Like director Jon Turteltaub’s underrated National Treasure movies, The Meg has an innate understanding of its own absurdity, and is at its best when it embraces and amplifies that impulse. It includes the line “It’s a great day to go fishing!” It has a water-bound chase between a tiny dog and a giant shark. It has a scene where a little shark swims out of the mouth of a bigger shark. And, God bless it, it has an entire sequence where Jason Statham and the Meg get into an underwater dogfight, with Statham inside an advanced submarine that looks like a Star Wars spaceship while the Meg, y’know, swims and stuff.
Statham has more chemistry with the shark than with Li, and the film’s long opening half could have been cut down by at least 10 minutes. But when Turteltaub brings it all together, like in the gonzo finale where the Meg turns a crowded Sanya Bay into her own personal Old Country Shark Buffet, it’s a lot of fun. And Statham gets to put his old competitive diving skills to good use fighting this big-ass shark. Next time, though, we’re gonna need an even bigger shark for Statham to stab. How about one the size of Rhode Island?

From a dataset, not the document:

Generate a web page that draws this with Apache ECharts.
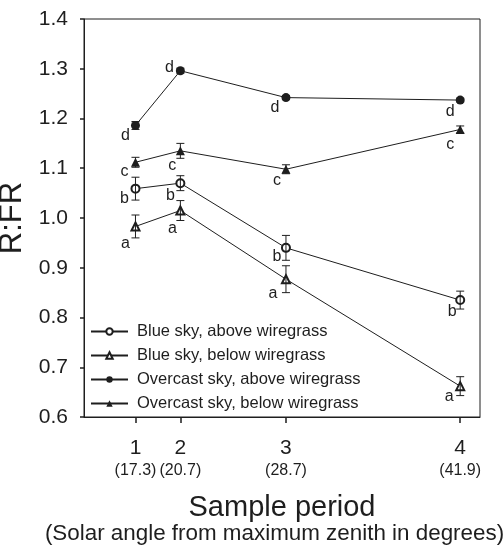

-The Meg is a co-production between the U.S. and China, and it bears a lot of similarities to the last U.S./China blockbuster I saw, Skyscraper. Both movies are about a disgraced American hero who made a fatal mistake on the job years earlier and then gets a shot at redemption by accepting an assignment in China, where they reassert their mettle by saving their loved ones from bad guys (or sharks, whatever). It could be a coincidence. But it’s something I’m going to be keeping an eye on going forward in other internationally co-produced action films.
-The movie’s closing title card gets an A+.